For several years, I worked as a Field Engineer in the 1970s for the Nevada Department of Transportation. 

At that time, my duties included traveling to highway construction project sites to prepare the final report of quantities used on the various projects. 

One of these was a project on U.S. 95 at Goldfield Summit south of town being administered by Resident Engineer, Albert Aguirre. 

On the first day, Albert took me on a tour of the project. The terrain was basically a beautiful desert landscape through a forest of Joshua trees. As we rode through project, Albert pointed out features of the construction site. 

The road crossed over a deep wash that Albert told me was called Chinaman Wash. When I asked how it got that name, he told me there had been a terrible wreck at the site where several Chinese gamblers heading to Las Vegas were killed.

Since there were no hotels in Goldfield except the Goldfield Hotel that has been closed since the 1940s, I stayed at the Mizpah hotel in Tonopah and commuted to work for the week I was there. 

Aguirre’s office was located in a room at the old Esmeralda County Court House. Early one morning, the District Judge came in and was looking at his watch. 

He then announced that there was going to be an atomic bomb test at the Nevada Nuclear test site within a few minutes. Sure enough, the old court house shuddered from the blast at the nearby test site. 

While I was at the office, I visited the rest room and found that they still had the old toilets with a large tank of water overhead and a chain that hung down that had to be pulled in order to flush.

Being an amateur archaeologist and a scrounger, I decided to visit the old Goldfield dump while I was in town. 

At that time, I found some interesting trash I want to mention. When the Goldfield mines were thriving, over 30,000 people lived there. 

The town was prospering and people were living to the full extent of their prosperity. Many of the miners who came to Goldfield were California transplants. Items I found in the Goldfield dump were indications of their extravagance. 

As an example, the dump had countless large empty rectangular cans labeled “oysters.” This shows the restaurants in Goldfield catered to Californians who had a taste for Bay Area seafood hauled in by the wagon load. 

Another item plentiful at the dump was hundreds of log cabin shaped cans that once held Log Cabin syrup. These came in both large and small sizes. 

The entire dump area was also littered with hundreds of liquor bottles of many sizes, colors and shapes. This was typical in all early Nevada mining camp dumps.

Many of these were broken, since antique bottle collectors had picked over the site before I had arrived. I did find a small purple medicine bottle from Cannon Drug Company in Goldfield.

On the south side of town I saw a large yard where an elderly lady named Lena Hammond was selling purple glass that had turned color from being out in the sun for a long period of time. I stopped and asked her if she had any purple shot glasses, since I had always wanted one. 

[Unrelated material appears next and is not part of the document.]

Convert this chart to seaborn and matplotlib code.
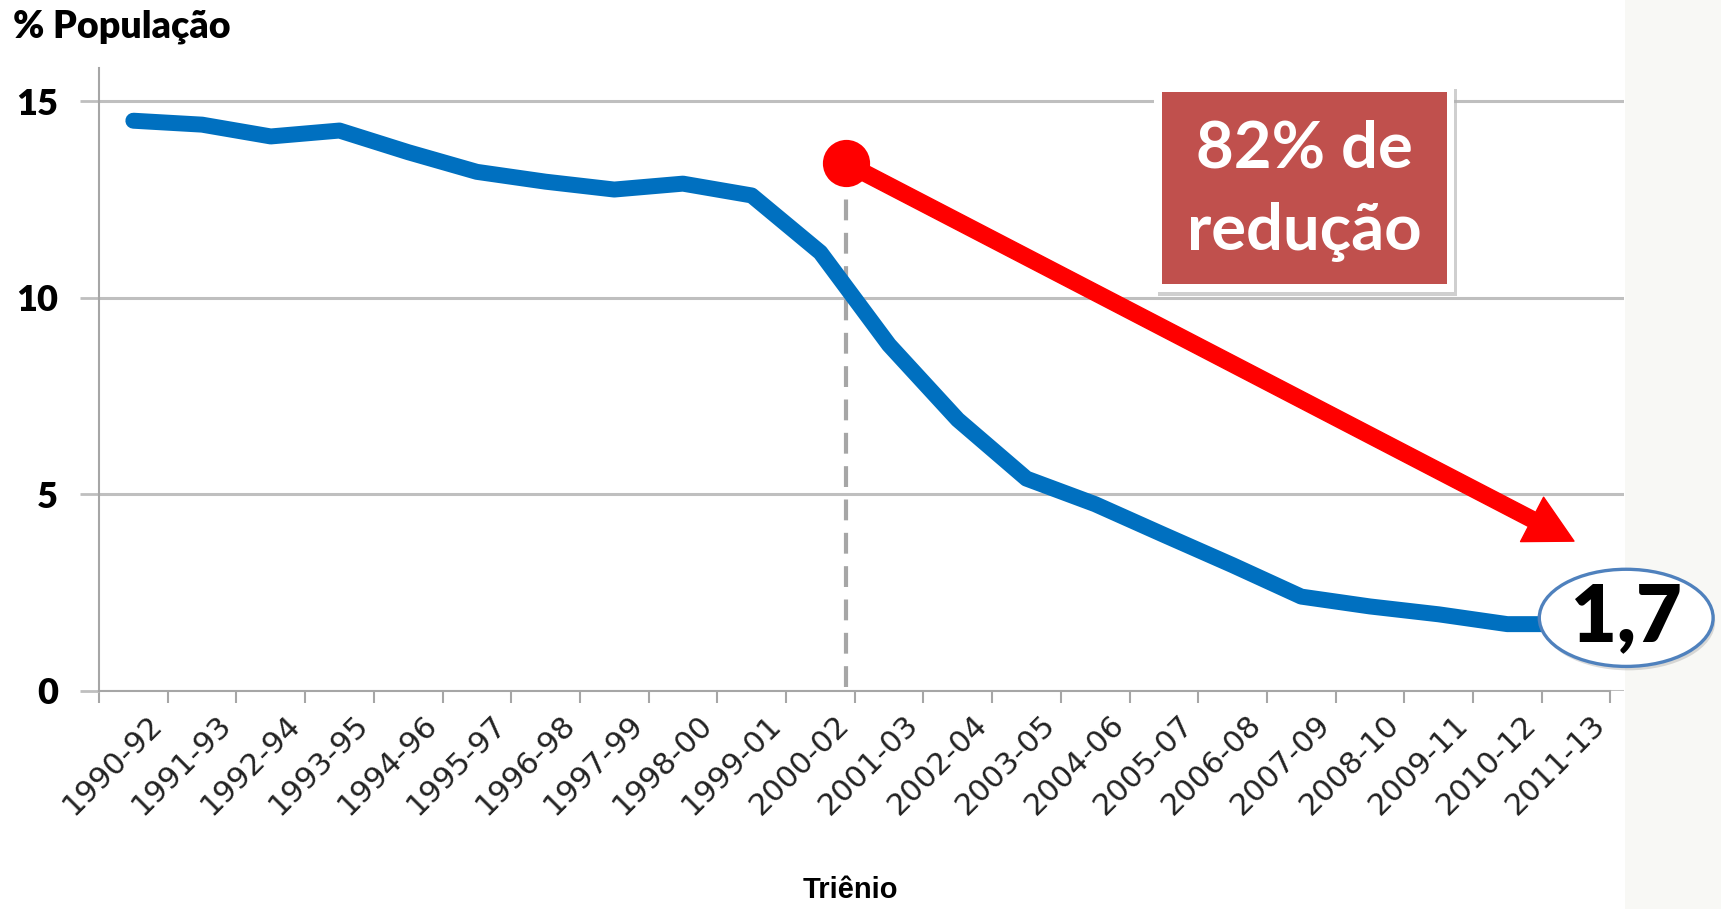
import matplotlib
matplotlib.use("Agg")
import matplotlib.pyplot as plt
import seaborn as sns
import pandas as pd
import numpy as np
from matplotlib.patches import Rectangle, Ellipse, FancyArrowPatch

# data
trienios = ["1990-92", "1991-93", "1992-94", "1993-95", "1994-96", "1995-97",
            "1996-98", "1997-99", "1998-00", "1999-01", "2000-02", "2001-03",
            "2002-04", "2003-05", "2004-06", "2005-07", "2006-08", "2007-09",
            "2008-10", "2009-11", "2010-12", "2011-13"]
pct_pop = [14.5, 14.4, 14.1, 14.25, 13.7, 13.2, 12.95, 12.75, 12.9, 12.6, 11.15,
           8.8, 6.9, 5.4, 4.75, 3.97, 3.2, 2.4, 2.15, 1.95, 1.7, 1.7]
y_ticks = [0, 5, 10, 15]
final_label = "1,7"
box_text = "82% de\nredução"

# annotation anchors (data coords)
marker_x, marker_y = 10.37, 13.42
arrow_tip = (20.97, 3.81)
dash_top = 12.56
bubble_xy = (21.73, 1.86)
label_shift = 0.36  # excel puts rotated labels a bit right of the category centre

W_PX, H_PX = 1721, 909


def fx(px):
    return px / W_PX


def fy(py):
    return 1 - py / H_PX


def set_style():
    sns.set_theme(style="white")
    plt.rcParams['font.family'] = ['Lato', 'DejaVu Sans']


set_style()

df = pd.DataFrame({"pos": np.arange(len(trienios)), "trienio": trienios, "pct": pct_pop})

fig = plt.figure(figsize=(W_PX / 100, H_PX / 100), dpi=100)
fig.patch.set_facecolor("white")
# light slide backdrop on the right
fig.add_artist(Rectangle((fx(1625), 0), 1 - fx(1625), 1, transform=fig.transFigure,
                         facecolor="#F8F8F5", edgecolor="none", zorder=-5))

ax = fig.add_axes([fx(99), fy(691), fx(1624) - fx(99), fy(68) - fy(691)])
ax.set_facecolor("white")

sns.lineplot(data=df, x="pos", y="pct", ax=ax, color="#0070C0", linewidth=11.5,
             solid_capstyle="round", solid_joinstyle="round", zorder=3)

ax.set_xlim(-0.5, -0.5 + (1624 - 99) / 68.7)
ax.set_ylim(0, (691 - 68) / 39.33)

# y axis
ax.set_yticks(y_ticks)
ax.set_yticklabels([str(t) for t in y_ticks], fontsize=26, fontweight="heavy", color="black")
ax.yaxis.grid(True, color="#BFBFBF", linewidth=2.2)
ax.tick_params(axis="y", length=13.7, width=2, color="#BFBFBF", pad=16, left=True)

# x axis: labels near centres, marks at boundaries
ax.set_xticks(df["pos"] + label_shift)
ax.set_xticklabels(trienios, rotation=45, ha="right", va="center",
                   rotation_mode="anchor", fontsize=22, color="#222222",
                   family="DejaVu Sans")
ax.set_xticks(np.arange(-0.5, len(trienios), 1.0), minor=True)
ax.tick_params(axis="x", which="major", length=0, pad=21, bottom=True)
ax.tick_params(axis="x", which="minor", length=8.6, width=1.5, color="#A6A6A6",
               bottom=True, direction="out")
ax.set_xlabel("")
ax.set_ylabel("")

for s in ["top", "right"]:
    ax.spines[s].set_visible(False)
ax.spines["left"].set_color("#A6A6A6")
ax.spines["left"].set_linewidth(1.5)
ax.spines["bottom"].set_color("#A6A6A6")
ax.spines["bottom"].set_linewidth(1.5)
ax.spines["bottom"].set_bounds(-0.5, len(trienios) - 0.5)

# dashed reference line
ax.plot([marker_x, marker_x], [0.1, dash_top], color="#A6A6A6", linewidth=3,
        linestyle=(0, (5, 3)), zorder=2)

# red arrow with dot
arrow = FancyArrowPatch((marker_x, marker_y), arrow_tip,
                        arrowstyle="simple,head_length=34,head_width=36,tail_width=11.5",
                        mutation_scale=1, color="#FF0000", shrinkA=0, shrinkB=0, zorder=5)
ax.add_patch(arrow)
ax.plot([marker_x], [marker_y], marker="o", markersize=34, color="#FF0000",
        markeredgewidth=0, zorder=6)

# final value bubble
shadow = Ellipse((bubble_xy[0] + 0.03, bubble_xy[1] - 0.1), 2.53, 2.47,
                 facecolor="#999999", alpha=0.35, edgecolor="none", zorder=6, clip_on=False)
ax.add_patch(shadow)
bubble = Ellipse(bubble_xy, 2.53, 2.47, facecolor="white", edgecolor="#4F81BD",
                 linewidth=2.4, zorder=7, clip_on=False)
ax.add_patch(bubble)
ax.text(bubble_xy[0], bubble_xy[1], final_label, ha="center", va="center",
        fontsize=57, fontweight="heavy", color="black", zorder=8, clip_on=False)

# reduction box
fig.add_artist(Rectangle((fx(1158), fy(296)), fx(1457) - fx(1158), fy(89) - fy(296),
                         transform=fig.transFigure, facecolor="#B0B0B0", alpha=0.6,
                         edgecolor="none", zorder=3))
fig.add_artist(Rectangle((fx(1154), fy(292)), fx(1454) - fx(1154), fy(85) - fy(292),
                         transform=fig.transFigure, facecolor="white",
                         edgecolor="none", zorder=4))
fig.add_artist(Rectangle((fx(1162), fy(284)), fx(1447) - fx(1162), fy(92) - fy(284),
                         transform=fig.transFigure, facecolor="#C0504D",
                         edgecolor="none", zorder=5))
fig.text(fx(1304), fy(191), box_text, ha="center", va="center", fontsize=47,
         fontweight="bold", color="white", linespacing=1.5, zorder=6)

# titles
fig.text(fx(13), fy(37), "% População", ha="left", va="baseline", fontsize=27,
         fontweight="heavy", color="black")
fig.text(fx(850), fy(890), "Triênio", ha="center", va="center", fontsize=21,
         fontweight="bold", color="black", family=["Liberation Sans", "DejaVu Sans"])

fig.savefig("out.png", dpi=100)
plt.close(fig)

She did not have any but I have since bought one in Folsom California. The lady’s name was Lena Hammond and she and my Mother-in-Law, Mary Murphy from Tonopah had known each other years before.

At the advice of some local residents, I made a visit to the Santa Fe Saloon on the north side of town for a few beers after work. 

I also visited the gem field west of town, but I was not able to retire on what I had found there. I did take a drive along some of the trails that had once been railroads tracks in and out of town. Being an old desert rat at heart, I truly enjoyed my time in Goldfield.